#### [JOB]
Work through the entries below and report how many lines include "code". The number alone is the answer.

★ ★ ★ ★ ★ ★ ★

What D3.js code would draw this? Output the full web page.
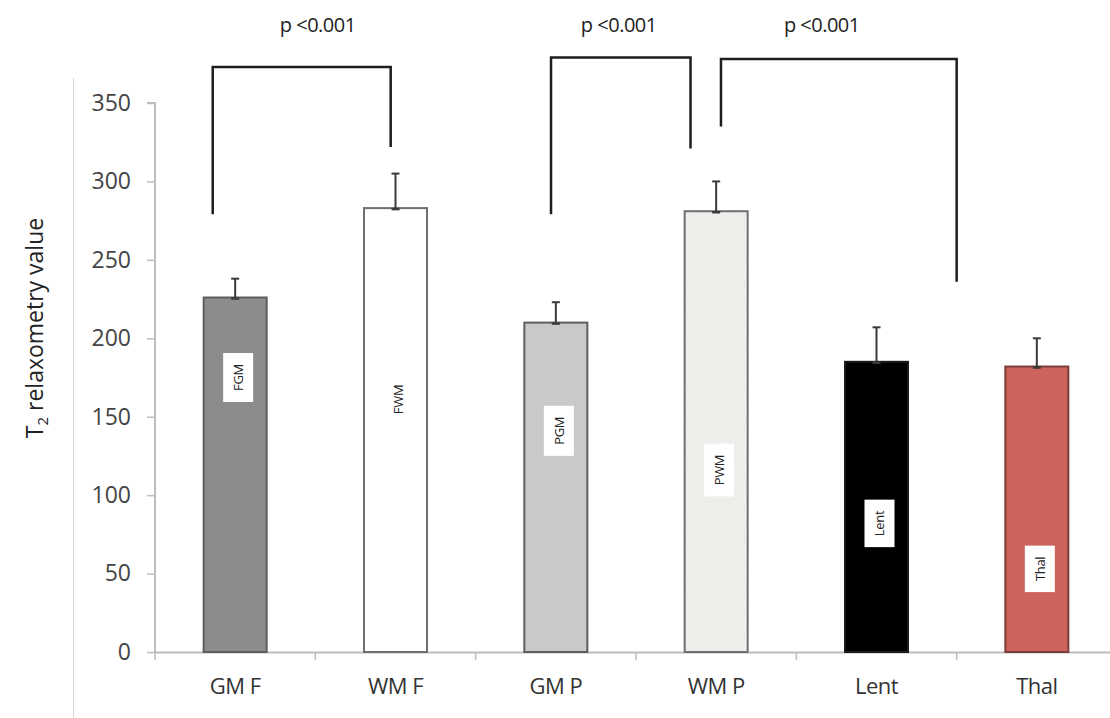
<!DOCTYPE html>
<html>
<head>
<meta charset="utf-8">
<script src="https://cdn.jsdelivr.net/npm/d3@7"></script>
<style>
  html, body { margin: 0; padding: 0; background: #fff; }
  svg { display: block; }
  text { font-family: "Open Sans", "DejaVu Sans", sans-serif; }
</style>
</head>
<body>
<svg id="chart" width="1110" height="718"></svg>
<script>
// Regions measured and their mean T2 relaxometry values with SD (upper bar only)
const categories = ["GM F", "WM F", "GM P", "WM P", "Lent", "Thal"];
const means      = [226, 283, 210, 281, 185, 182];
const sds        = [12, 22, 13, 19, 22, 18];
const innerLabels = ["FGM", "FWM", "PGM", "PWM", "Lent", "Thal"];
const innerLabelAt = [175, 161, 141, 116, 82, 53];   // value at which each tag sits
const yTicks = [0, 50, 100, 150, 200, 250, 300, 350];
const yLabel = "relaxometry value";

// Significance brackets: category indices, end heights (value units), bar height
const bracketFrom   = [0, 2, 3];
const bracketTo     = [1, 3, 4];
const bracketLeftY  = [279, 279, 335];
const bracketRightY = [322, 321, 236];
const bracketTopY   = [373, 379, 378];
const bracketText   = ["p <0.001", "p <0.001", "p <0.001"];

const fills   = ["#8c8c8c", "#ffffff", "#c9c9c9", "#efefeb", "#000000", "#cc645c"];
const strokes = ["#5e5e5e", "#6f6f6f", "#5e5e5e", "#6f6f6f", "#1a1a1a", "#7a3c36"];

const svg = d3.select("#chart");

const x = d3.scaleBand().domain(categories).range([155, 1117]).paddingInner(0).paddingOuter(0);
const y = d3.scaleLinear().domain([0, 350]).range([652, 103]);
const barW = 63;

// speckle texture for the WM P bar
const defs = svg.append("defs");
const filt = defs.append("filter").attr("id", "speckle").attr("x", 0).attr("y", 0).attr("width", 1).attr("height", 1);
filt.append("feTurbulence").attr("type", "fractalNoise").attr("baseFrequency", 0.9).attr("numOctaves", 2).attr("seed", 3).attr("result", "noise");
filt.append("feColorMatrix").attr("in", "noise").attr("type", "matrix")
  .attr("values", "0 0 0 0 0.78  0 0 0 0 0.78  0 0 0 0 0.76  0 0 0 -1.8 1.15").attr("result", "dots");
filt.append("feFlood").attr("flood-color", "#f1f1ee").attr("result", "bg");
filt.append("feComposite").attr("in", "dots").attr("in2", "bg").attr("operator", "over");

// outer frame line on the left
svg.append("line").attr("x1", 73.5).attr("x2", 73.5).attr("y1", 78).attr("y2", 718)
  .attr("stroke", "#d4d4d4").attr("stroke-width", 1);

// y axis
const yAxis = d3.axisLeft(y).tickValues(yTicks).tickSize(8).tickPadding(16).tickFormat(d3.format("d"));
const gy = svg.append("g").attr("transform", "translate(155,0)").call(yAxis);
gy.select(".domain").attr("stroke", "#bdbdbd").attr("stroke-width", 2).attr("d", `M-8,${y(350)}H0V${y(0)}`);
gy.selectAll(".tick line").attr("stroke", "#bdbdbd").attr("stroke-width", 1.5);
gy.selectAll(".tick text").attr("fill", "#444").attr("font-size", 23).attr("font-family", "Open Sans, sans-serif");

// x axis
const xAxis = d3.axisBottom(x).tickSize(0).tickPadding(26);
const gx = svg.append("g").attr("transform", `translate(0,${y(0)})`).call(xAxis);
gx.select(".domain").attr("stroke", "#bdbdbd").attr("stroke-width", 2);
gx.selectAll(".tick text").attr("fill", "#333").attr("font-size", 22).attr("dy", "0.71em")
  .attr("font-family", "Open Sans, sans-serif").attr("letter-spacing", -0.5);
// ticks at the band boundaries
const bounds = categories.map(c => x(c)).concat([x.range()[1]]);
gx.selectAll(".bound").data(bounds).join("line").attr("class", "bound")
  .attr("x1", d => d).attr("x2", d => d).attr("y1", 0).attr("y2", 8)
  .attr("stroke", "#bdbdbd").attr("stroke-width", 1.5);

// y axis title with subscript
const title = svg.append("text")
  .attr("transform", `translate(43,${328}) rotate(-90)`)
  .attr("text-anchor", "middle").attr("font-size", 23).attr("fill", "#222");
title.append("tspan").text("T");
title.append("tspan").attr("font-size", 15).attr("dy", 5).text("2");
title.append("tspan").attr("dy", -5).text(" " + yLabel);

// bars
const cx = i => x(categories[i]) + x.bandwidth() / 2;
const bars = svg.append("g");
categories.forEach((c, i) => {
  const r = bars.append("rect")
    .attr("x", cx(i) - barW / 2).attr("y", y(means[i]))
    .attr("width", barW).attr("height", y(0) - y(means[i]))
    .attr("fill", fills[i]).attr("stroke", strokes[i]).attr("stroke-width", 2);
  if (c === "WM P") {
    r.attr("filter", "url(#speckle)");
    bars.append("rect")
      .attr("x", cx(i) - barW / 2).attr("y", y(means[i]))
      .attr("width", barW).attr("height", y(0) - y(means[i]))
      .attr("fill", "none").attr("stroke", strokes[i]).attr("stroke-width", 2);
  }
});

// error bars (upper only)
const err = svg.append("g").attr("stroke", "#3a3a3a");
categories.forEach((c, i) => {
  const xc = cx(i);
  err.append("line").attr("x1", xc).attr("x2", xc).attr("y1", y(means[i])).attr("y2", y(means[i] + sds[i])).attr("stroke-width", 2);
  err.append("line").attr("x1", xc - 4).attr("x2", xc + 4).attr("y1", y(means[i] + sds[i])).attr("y2", y(means[i] + sds[i])).attr("stroke-width", 2);
  err.append("line").attr("x1", xc - 4).attr("x2", xc + 4).attr("y1", y(means[i]) + 1).attr("y2", y(means[i]) + 1).attr("stroke-width", 2.5);
});

// tags inside the bars
const tags = svg.append("g");
innerLabels.forEach((t, i) => {
  const xc = cx(i) + 3;
  const yc = y(innerLabelAt[i]);
  const g = tags.append("g").attr("transform", `translate(${xc},${yc})`);
  const txt = g.append("text").attr("transform", "rotate(-90)")
    .attr("text-anchor", "middle").attr("dy", "0.36em")
    .attr("font-size", 13).attr("fill", "#222").attr("letter-spacing", -0.3).text(t);
  const len = txt.node().getComputedTextLength();
  g.insert("rect", "text").attr("x", -15).attr("y", -(len + 22) / 2)
    .attr("width", 30).attr("height", len + 22).attr("fill", "#fff");
});

// significance brackets
const br = svg.append("g").attr("fill", "none").attr("stroke", "#1e1e1e").attr("stroke-width", 2.5);
const bx = (idx, frac) => x(categories[idx]) + x.bandwidth() * frac;
const bracketLeftFrac  = [0.36, 0.47, 0.53];
const bracketRightFrac = [0.47, 0.34, 1.0];
const textShift = [16, -2, -17];
bracketFrom.forEach((f, k) => {
  const x1 = bx(f, bracketLeftFrac[k]);
  const x2 = bx(bracketTo[k], bracketRightFrac[k]);
  br.append("path").attr("d",
    `M${x1},${y(bracketLeftY[k])}V${y(bracketTopY[k])}H${x2}V${y(bracketRightY[k])}`);
  svg.append("text").attr("x", (x1 + x2) / 2 + textShift[k])
    .attr("y", 32).attr("text-anchor", "middle").attr("font-size", 20).attr("fill", "#222")
    .attr("letter-spacing", -0.5).text(bracketText[k]);
});
</script>
</body>
</html>
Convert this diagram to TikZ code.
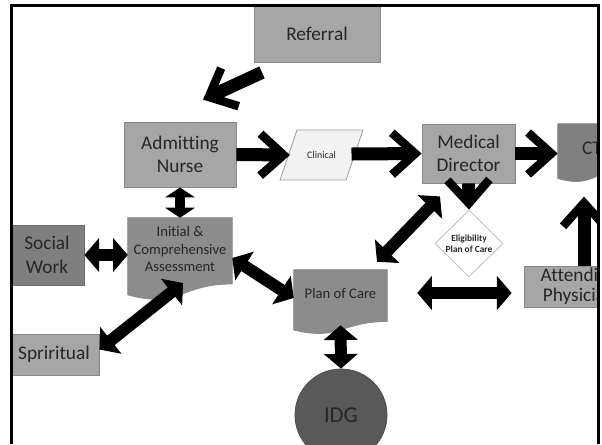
\documentclass[tikz,border=0pt]{standalone}
\usepackage{fontspec}
\setmainfont{Carlito}[Ligatures={NoCommon}]
\usetikzlibrary{arrows.meta,calc,shapes.geometric}

\definecolor{boxlight}{HTML}{A6A6A6}
\definecolor{boxmid}{HTML}{8C8C8C}
\definecolor{boxdark}{HTML}{7F7F7F}
\definecolor{ctgray}{HTML}{808080}
\definecolor{idggray}{HTML}{595959}
\definecolor{edgegray}{HTML}{8A8A8A}
\definecolor{inkgray}{HTML}{262626}
\definecolor{paper}{HTML}{F2F2F2}

\tikzset{
  box/.style={draw=edgegray, line width=0.6pt, fill=boxlight, inner sep=0pt,
    align=center, text=inkgray, font=\fontsize{14.5}{17.5}\selectfont},
  docbox/.style={inner sep=0pt, draw=none},
  docfill/.style={draw=edgegray, line width=0.6pt},
  doctext/.style={align=center, text=inkgray, inner sep=0pt,
    font=\fontsize{11}{13}\selectfont},
  shaftline/.style={line width=9.75pt, black, line cap=butt},
  barbline/.style={line width=6.4pt, black, line join=miter, line cap=butt},
  dbl/.style={line width=9pt, black,
    arrows={Triangle[length=11pt,width=25pt]-Triangle[length=11pt,width=25pt]}},
  shortdbl/.style={line width=8pt, black,
    arrows={Triangle[length=7.5pt,width=22pt]-Triangle[length=7.5pt,width=22pt]}},
}

% thick shaft ending in an open chevron head: #1 tail, #2 tip
\newcommand\chevarrow[2]{%
  \draw[shaftline] (#1) -- ($(#2)!6.75pt!(#1)$);
  \coordinate (chevV) at ($(#2)!4.8pt!(#1)$);
  \draw[barbline] ($(chevV)!23.5pt!42:(#1)$) -- (chevV) -- ($(chevV)!23.5pt!-42:(#1)$);
}

% flowchart document outline over the rectangle of node #1, filled with #2
\newcommand\docshape[2]{%
  \draw[docfill, fill=#2] (#1.north west) -- (#1.north east)
    -- ($(#1.north east)!0.802!(#1.south east)$)
    .. controls ($(#1.north)!0.802!(#1.south)$) and ($(#1.north)!1.107!(#1.south)$)
    .. ($(#1.north west)!0.934!(#1.south west)$) -- cycle;
}

\begin{document}
\begin{tikzpicture}[x=0.75pt, y=-0.75pt]
\useasboundingbox (0,0) rectangle (602,444);

\begin{scope}
\clip (11.5,5) rectangle (598.5,444);

% boxes
\node[box, minimum width=94.5pt, minimum height=42pt] (ref) at (317,34) {Referral};
\node[box, minimum width=84pt, minimum height=48.75pt] (an) at (180,154.5) {Admitting\\Nurse};
\node[box, minimum width=69.75pt, minimum height=44.25pt] (md) at (468.5,153.5) {Medical\\Director};
\node[box, fill=boxdark, draw=boxdark!85!black, minimum width=55.5pt, minimum height=45pt] (soc) at (47,255) {Social\\Work};
\node[box, minimum width=67.5pt, minimum height=30.75pt] (spir) at (54,354.5) {Spriritual};
\node[box, minimum width=82.5pt, minimum height=30.75pt,
  font=\fontsize{14.5}{15}\selectfont] (att) at (579,286.5) {Attending\\Physician};

% clinical data (parallelogram)
\node[inner sep=0pt, text=inkgray, font=\fontsize{7.5}{9}\selectfont] (clin) at (321.5,155) {\phantom{Clinical}};
\draw[draw=edgegray!85, line width=0.6pt, fill=paper]
  ([shift={(-41.5,25)}]clin.center) -- ([shift={(-24.5,-25)}]clin.center)
  -- ([shift={(41.5,-25)}]clin.center) -- ([shift={(24.5,25)}]clin.center) -- cycle;
\node[inner sep=0pt, text=inkgray, font=\fontsize{7.5}{9}\selectfont] (clintext) at (clin) {Clinical};

% documents
\node[docbox, minimum width=78pt, minimum height=61.5pt] (init) at (180,259) {};
\docshape{init}{boxmid}
\node[doctext] (inittext) at ([shift={(0,-10)}]init.center) {Initial \&\\Comprehensive\\Assessment};

\node[docbox, minimum width=69.75pt, minimum height=48pt] (plan) at (340.5,302) {};
\docshape{plan}{boxmid}
\node[doctext] (plantext) at ([shift={(0,-9)}]plan.center) {Plan of Care};

\node[docbox, minimum width=51pt, minimum height=43.5pt] (ct) at (592,153) {};
\docshape{ct}{ctgray}
\node[doctext, font=\fontsize{14.5}{17.5}\selectfont] (cttext) at ([shift={(0,-5)}]ct.center) {CT};

% eligibility decision
\node[shape=diamond, draw=gray!50, line width=0.6pt, fill=white, inner sep=0pt,
  minimum width=51pt, minimum height=50.25pt] (elig) at (469,243.5) {};
\node[align=center, inner sep=0pt, text=inkgray,
  font=\bfseries\fontsize{7}{8.3}\selectfont] (eligtext) at (elig.center) {Eligibility\\Plan of Care};

% interdisciplinary group
\node[circle, fill=idggray, draw=idggray!85!black, line width=0.6pt, minimum size=69pt,
  inner sep=0pt, text=inkgray, font=\fontsize{17}{20}\selectfont] (idg) at (341,415) {IDG};

% one-way flow
\coordinate (refout) at ([shift={(-55,10)}]ref.south);
\coordinate (anin) at ([shift={(23,-22)}]an.north);
\chevarrow{refout}{anin}
\coordinate (clinin) at ([shift={(-31.5,0)}]clin.center);
\chevarrow{an.east}{clinin}
\coordinate (clinout) at ([shift={(30,-1)}]clin.center);
\chevarrow{clinout}{md.west}
\coordinate (ctin) at (md.east -| ct.west);
\chevarrow{md.east}{ctin}
\chevarrow{md.south}{elig.north}
\coordinate (attout) at ([shift={(5,0)}]att.north);
\coordinate (ctbelow) at ([shift={(5,-69)}]att.north);
\chevarrow{attout}{ctbelow}

% two-way exchanges
\draw[shortdbl] (an.south) -- (init.north);
\draw[dbl] (soc.east) -- (soc.east -| init.west);
\draw[dbl] ([shift={(3,24)}]init.center) -- ([shift={(0,-5)}]spir.east);
\draw[dbl] ([shift={(0,-1)}]init.east) -- ([shift={(0,-4)}]plan.west);
\draw[dbl] ([shift={(36.5,-8)}]plan.north) -- ([shift={(-28.5,13)}]md.south);
\draw[dbl] ([shift={(30,-9)}]plan.east) -- ([shift={(-12,6.5)}]att.west);
\draw[dbl] ([shift={(0,-9)}]plan.south) -- (idg.north);
\end{scope}

% frame
\draw[line width=2.25pt] (11.5,444) -- (11.5,5) -- (598.5,5) -- (598.5,444);
\end{tikzpicture}
\end{document}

★ ★ ★ ★ ★ ★ ★

#### [THE RESPONSE]
2